▶ **Records to process**
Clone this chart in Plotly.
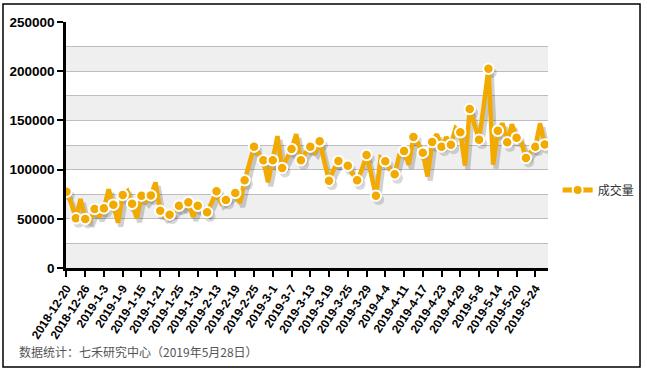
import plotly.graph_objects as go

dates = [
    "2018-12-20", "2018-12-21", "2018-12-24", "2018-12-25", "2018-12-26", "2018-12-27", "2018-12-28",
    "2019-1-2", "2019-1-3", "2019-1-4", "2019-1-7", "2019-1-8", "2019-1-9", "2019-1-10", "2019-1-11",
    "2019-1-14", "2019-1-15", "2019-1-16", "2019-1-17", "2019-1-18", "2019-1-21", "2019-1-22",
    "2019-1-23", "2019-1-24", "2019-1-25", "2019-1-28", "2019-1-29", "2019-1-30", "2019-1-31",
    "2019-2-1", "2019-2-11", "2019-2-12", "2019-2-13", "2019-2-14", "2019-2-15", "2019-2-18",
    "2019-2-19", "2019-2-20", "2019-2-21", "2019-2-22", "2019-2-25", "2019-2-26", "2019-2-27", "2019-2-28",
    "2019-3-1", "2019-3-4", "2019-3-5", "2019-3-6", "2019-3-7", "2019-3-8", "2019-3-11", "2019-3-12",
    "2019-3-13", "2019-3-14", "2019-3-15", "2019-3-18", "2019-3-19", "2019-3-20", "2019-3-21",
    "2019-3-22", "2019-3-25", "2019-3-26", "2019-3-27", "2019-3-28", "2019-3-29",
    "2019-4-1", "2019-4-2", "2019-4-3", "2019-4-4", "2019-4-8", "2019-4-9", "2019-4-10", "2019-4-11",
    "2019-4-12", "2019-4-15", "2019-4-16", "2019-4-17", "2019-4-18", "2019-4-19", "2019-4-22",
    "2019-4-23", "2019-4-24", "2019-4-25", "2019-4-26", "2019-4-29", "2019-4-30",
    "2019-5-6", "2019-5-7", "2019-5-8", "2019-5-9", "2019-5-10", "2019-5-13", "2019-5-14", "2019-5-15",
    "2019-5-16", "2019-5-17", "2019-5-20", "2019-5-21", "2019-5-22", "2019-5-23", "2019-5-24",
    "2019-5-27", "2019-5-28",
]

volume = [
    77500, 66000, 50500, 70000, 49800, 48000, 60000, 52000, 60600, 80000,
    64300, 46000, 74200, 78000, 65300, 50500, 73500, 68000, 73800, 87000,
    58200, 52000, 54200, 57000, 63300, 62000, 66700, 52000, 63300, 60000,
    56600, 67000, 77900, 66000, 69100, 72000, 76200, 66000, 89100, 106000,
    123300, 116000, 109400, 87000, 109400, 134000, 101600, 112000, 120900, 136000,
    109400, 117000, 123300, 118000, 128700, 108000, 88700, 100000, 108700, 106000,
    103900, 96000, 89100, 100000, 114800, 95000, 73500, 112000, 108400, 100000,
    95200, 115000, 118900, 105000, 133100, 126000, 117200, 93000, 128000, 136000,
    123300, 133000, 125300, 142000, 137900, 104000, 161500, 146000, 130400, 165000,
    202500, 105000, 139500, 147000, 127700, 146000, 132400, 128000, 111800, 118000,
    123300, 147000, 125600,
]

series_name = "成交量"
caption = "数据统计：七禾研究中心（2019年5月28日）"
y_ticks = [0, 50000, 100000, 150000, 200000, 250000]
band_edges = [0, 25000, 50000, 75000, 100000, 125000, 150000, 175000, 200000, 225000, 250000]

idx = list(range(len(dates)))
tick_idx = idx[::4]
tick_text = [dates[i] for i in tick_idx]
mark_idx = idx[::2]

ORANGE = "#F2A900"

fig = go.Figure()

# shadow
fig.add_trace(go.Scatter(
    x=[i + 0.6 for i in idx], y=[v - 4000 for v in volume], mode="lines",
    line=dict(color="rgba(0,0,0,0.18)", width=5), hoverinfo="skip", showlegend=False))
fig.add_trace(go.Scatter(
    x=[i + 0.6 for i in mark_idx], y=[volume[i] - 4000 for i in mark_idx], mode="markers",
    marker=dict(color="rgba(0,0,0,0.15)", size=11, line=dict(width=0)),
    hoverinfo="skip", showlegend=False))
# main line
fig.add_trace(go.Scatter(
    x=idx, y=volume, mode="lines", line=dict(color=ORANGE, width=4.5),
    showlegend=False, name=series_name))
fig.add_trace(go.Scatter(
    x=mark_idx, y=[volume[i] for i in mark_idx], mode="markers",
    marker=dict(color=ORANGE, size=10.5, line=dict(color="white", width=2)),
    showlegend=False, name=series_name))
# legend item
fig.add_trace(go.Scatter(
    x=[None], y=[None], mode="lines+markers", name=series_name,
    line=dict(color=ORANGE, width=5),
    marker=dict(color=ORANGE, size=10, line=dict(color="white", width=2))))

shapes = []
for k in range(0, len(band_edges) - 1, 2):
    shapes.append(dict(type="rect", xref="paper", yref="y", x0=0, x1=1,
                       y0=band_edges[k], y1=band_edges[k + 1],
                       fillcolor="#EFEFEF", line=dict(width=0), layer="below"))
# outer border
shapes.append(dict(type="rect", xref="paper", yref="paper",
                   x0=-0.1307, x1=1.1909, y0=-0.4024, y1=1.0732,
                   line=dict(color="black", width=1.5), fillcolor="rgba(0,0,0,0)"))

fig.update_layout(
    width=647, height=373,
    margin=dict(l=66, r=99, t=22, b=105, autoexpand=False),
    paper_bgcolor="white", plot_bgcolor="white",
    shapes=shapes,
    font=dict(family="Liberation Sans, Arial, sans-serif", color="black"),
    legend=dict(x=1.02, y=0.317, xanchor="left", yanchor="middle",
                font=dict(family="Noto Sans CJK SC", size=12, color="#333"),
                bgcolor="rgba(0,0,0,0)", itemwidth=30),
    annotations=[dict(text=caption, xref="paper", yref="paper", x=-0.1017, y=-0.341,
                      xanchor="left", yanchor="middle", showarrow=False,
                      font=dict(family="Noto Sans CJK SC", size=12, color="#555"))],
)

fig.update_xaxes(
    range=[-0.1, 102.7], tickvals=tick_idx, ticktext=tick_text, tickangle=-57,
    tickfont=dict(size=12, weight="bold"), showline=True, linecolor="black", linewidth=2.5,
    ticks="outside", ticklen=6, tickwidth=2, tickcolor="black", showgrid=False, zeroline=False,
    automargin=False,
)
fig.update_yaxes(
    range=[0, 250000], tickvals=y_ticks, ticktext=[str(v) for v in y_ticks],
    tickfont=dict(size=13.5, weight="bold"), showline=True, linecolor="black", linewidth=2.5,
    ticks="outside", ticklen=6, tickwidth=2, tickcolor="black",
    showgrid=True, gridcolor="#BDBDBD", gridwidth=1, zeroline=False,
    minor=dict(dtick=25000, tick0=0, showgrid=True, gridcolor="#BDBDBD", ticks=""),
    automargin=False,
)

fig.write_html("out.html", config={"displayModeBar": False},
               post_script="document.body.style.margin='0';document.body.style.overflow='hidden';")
--
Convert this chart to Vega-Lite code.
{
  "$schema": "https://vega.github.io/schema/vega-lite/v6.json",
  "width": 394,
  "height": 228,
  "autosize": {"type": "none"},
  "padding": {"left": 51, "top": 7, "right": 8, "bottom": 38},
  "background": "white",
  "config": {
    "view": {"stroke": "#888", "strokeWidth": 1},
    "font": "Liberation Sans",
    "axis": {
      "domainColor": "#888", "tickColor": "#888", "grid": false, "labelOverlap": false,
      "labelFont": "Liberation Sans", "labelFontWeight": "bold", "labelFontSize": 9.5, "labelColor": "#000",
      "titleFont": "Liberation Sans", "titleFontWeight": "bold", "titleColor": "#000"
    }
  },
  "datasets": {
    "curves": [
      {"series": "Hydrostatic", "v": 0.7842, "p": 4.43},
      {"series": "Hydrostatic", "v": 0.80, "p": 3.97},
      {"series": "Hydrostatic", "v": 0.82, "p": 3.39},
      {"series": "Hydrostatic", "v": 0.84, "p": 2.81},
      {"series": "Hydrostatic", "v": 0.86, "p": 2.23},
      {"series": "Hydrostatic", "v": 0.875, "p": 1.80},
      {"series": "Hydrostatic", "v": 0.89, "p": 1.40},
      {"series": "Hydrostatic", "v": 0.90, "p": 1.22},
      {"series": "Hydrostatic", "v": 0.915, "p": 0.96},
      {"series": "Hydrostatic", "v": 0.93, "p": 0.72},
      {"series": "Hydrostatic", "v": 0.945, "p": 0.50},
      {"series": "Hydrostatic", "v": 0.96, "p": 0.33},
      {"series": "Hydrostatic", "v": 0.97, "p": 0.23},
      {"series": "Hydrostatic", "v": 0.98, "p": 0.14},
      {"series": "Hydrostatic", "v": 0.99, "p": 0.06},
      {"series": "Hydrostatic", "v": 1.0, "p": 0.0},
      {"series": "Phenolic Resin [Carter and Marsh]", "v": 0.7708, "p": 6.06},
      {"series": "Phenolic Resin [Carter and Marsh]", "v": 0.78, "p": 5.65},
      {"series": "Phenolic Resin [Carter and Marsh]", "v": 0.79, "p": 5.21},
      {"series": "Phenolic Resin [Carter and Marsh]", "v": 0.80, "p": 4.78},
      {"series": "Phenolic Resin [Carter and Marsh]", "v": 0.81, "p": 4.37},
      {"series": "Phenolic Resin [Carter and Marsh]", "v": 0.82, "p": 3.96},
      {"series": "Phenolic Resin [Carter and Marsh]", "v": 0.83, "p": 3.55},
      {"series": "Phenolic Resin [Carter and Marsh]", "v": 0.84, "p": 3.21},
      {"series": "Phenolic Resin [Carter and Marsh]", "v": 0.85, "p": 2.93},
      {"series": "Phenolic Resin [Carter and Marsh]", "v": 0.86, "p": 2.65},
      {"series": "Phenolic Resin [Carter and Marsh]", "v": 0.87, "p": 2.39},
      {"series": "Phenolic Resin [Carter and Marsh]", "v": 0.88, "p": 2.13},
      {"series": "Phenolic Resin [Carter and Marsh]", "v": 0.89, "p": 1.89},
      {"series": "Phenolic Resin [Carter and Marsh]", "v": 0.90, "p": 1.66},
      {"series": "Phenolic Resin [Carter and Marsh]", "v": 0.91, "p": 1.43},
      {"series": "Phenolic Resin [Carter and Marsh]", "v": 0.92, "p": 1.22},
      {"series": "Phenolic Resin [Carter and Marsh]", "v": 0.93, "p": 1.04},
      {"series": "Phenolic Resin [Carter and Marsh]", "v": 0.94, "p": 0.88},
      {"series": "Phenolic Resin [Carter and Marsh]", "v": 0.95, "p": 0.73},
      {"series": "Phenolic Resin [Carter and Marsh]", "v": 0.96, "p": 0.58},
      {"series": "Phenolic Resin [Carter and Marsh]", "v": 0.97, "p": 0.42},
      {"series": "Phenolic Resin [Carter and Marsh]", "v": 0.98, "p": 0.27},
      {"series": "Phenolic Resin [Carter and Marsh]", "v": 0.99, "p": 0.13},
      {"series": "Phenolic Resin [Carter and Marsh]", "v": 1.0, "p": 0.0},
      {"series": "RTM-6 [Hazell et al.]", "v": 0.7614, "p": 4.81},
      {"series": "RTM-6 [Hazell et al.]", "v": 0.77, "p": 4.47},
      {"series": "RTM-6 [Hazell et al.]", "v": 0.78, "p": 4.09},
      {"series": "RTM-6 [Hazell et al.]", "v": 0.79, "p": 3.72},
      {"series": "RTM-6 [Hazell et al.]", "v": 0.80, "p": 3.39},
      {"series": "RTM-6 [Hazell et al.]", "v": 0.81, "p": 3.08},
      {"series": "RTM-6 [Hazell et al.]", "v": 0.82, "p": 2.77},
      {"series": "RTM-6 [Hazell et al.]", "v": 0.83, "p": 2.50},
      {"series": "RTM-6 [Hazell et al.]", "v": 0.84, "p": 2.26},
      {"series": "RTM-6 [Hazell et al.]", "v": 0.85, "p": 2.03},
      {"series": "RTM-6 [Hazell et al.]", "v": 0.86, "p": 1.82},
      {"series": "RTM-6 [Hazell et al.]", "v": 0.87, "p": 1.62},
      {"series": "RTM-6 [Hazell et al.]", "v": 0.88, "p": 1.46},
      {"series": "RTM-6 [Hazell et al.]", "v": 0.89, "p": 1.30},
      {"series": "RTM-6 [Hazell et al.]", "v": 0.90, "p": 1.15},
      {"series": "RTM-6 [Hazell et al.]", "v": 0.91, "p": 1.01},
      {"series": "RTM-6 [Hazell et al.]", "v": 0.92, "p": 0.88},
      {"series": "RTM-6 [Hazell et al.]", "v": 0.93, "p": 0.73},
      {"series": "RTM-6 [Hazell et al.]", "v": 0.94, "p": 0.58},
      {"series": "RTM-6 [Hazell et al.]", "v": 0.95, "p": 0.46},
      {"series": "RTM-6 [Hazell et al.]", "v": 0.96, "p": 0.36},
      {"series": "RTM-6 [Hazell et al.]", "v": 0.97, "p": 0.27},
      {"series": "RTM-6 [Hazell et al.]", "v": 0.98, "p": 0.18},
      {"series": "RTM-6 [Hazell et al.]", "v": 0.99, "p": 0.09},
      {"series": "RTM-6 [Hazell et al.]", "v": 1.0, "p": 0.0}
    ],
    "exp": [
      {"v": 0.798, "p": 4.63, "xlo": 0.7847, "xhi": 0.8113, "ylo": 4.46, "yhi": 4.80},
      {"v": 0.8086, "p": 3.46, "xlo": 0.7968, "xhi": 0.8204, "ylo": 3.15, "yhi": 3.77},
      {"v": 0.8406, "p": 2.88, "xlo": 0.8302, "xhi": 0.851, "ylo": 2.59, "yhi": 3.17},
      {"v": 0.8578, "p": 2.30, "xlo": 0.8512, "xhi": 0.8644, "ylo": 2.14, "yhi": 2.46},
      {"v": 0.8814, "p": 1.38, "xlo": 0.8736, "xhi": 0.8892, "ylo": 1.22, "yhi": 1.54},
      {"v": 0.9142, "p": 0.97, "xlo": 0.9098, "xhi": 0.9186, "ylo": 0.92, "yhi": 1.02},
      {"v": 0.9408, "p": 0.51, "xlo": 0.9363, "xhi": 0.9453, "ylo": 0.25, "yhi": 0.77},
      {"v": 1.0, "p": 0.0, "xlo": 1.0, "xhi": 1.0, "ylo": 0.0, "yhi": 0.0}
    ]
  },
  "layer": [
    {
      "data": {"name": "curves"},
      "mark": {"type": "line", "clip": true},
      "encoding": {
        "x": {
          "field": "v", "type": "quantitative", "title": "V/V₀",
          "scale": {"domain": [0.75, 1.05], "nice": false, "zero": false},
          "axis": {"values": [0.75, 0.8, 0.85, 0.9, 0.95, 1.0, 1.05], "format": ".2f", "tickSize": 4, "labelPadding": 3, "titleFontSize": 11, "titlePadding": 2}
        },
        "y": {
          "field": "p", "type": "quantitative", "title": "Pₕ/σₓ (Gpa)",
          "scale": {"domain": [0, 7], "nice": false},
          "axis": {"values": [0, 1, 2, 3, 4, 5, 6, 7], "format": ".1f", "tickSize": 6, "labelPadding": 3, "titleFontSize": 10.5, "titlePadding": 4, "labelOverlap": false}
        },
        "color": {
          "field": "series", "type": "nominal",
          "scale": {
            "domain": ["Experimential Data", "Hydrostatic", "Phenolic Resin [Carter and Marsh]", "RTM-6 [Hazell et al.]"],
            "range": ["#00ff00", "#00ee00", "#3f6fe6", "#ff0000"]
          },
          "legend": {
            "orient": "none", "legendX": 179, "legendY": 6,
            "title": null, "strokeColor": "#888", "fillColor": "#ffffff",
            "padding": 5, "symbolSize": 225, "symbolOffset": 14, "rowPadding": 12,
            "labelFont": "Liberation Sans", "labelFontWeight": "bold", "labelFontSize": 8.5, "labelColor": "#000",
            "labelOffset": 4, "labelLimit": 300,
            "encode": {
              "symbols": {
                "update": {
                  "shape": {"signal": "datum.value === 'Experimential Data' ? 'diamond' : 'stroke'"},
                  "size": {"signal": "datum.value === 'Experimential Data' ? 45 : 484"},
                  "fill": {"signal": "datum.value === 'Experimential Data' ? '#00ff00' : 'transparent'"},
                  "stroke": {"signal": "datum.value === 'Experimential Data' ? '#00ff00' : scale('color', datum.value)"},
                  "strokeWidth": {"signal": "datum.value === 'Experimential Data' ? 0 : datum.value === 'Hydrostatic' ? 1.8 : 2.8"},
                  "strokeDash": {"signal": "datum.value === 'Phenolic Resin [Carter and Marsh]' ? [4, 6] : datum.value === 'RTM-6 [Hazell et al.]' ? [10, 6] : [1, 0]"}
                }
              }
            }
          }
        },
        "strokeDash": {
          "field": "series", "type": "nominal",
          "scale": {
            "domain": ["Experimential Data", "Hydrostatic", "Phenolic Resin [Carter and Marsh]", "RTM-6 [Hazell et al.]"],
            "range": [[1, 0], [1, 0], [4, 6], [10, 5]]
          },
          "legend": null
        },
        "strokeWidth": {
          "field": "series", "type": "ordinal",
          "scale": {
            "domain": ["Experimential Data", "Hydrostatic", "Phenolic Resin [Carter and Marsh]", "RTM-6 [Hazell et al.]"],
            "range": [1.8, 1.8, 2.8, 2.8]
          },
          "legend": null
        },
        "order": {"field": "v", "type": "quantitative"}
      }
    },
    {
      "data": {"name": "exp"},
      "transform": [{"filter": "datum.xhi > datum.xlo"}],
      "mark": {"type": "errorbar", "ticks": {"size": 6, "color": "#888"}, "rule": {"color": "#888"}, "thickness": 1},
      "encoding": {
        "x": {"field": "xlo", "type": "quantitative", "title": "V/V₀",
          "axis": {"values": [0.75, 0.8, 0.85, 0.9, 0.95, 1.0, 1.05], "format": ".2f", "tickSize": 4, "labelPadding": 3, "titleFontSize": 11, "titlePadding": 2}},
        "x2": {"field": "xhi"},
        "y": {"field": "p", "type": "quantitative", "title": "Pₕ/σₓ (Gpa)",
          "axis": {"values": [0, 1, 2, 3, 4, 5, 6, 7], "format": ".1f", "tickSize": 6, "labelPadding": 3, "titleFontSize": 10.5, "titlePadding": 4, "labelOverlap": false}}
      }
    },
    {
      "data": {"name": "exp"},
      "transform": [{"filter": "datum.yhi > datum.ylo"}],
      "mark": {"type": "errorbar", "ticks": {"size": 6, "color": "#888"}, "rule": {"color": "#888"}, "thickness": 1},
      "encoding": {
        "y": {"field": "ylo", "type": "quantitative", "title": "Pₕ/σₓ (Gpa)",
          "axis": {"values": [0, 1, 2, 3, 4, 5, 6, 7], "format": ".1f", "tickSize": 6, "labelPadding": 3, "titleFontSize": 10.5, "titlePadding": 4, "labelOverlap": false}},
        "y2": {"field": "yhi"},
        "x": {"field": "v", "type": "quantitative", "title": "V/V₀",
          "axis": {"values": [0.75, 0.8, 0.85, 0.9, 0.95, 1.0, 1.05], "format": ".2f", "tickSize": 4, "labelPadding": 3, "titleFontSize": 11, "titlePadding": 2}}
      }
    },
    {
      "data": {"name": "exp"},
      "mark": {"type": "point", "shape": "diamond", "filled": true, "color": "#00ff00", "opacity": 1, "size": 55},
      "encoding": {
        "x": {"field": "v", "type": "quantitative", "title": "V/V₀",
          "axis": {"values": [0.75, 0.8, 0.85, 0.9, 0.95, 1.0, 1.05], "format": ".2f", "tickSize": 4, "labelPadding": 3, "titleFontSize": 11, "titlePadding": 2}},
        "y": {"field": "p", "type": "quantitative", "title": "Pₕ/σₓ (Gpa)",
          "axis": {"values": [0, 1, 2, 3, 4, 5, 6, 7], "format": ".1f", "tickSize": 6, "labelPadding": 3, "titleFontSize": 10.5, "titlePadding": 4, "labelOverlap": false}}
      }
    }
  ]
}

▶ **Work to be completed**
Going back to the data above, write out everything from the line with "Clone this chart in Plotly." down to the line with "import plotly.graph_objects as go", both included, leaving every picture out.

▶ **Task result**
Clone this chart in Plotly.
import plotly.graph_objects as go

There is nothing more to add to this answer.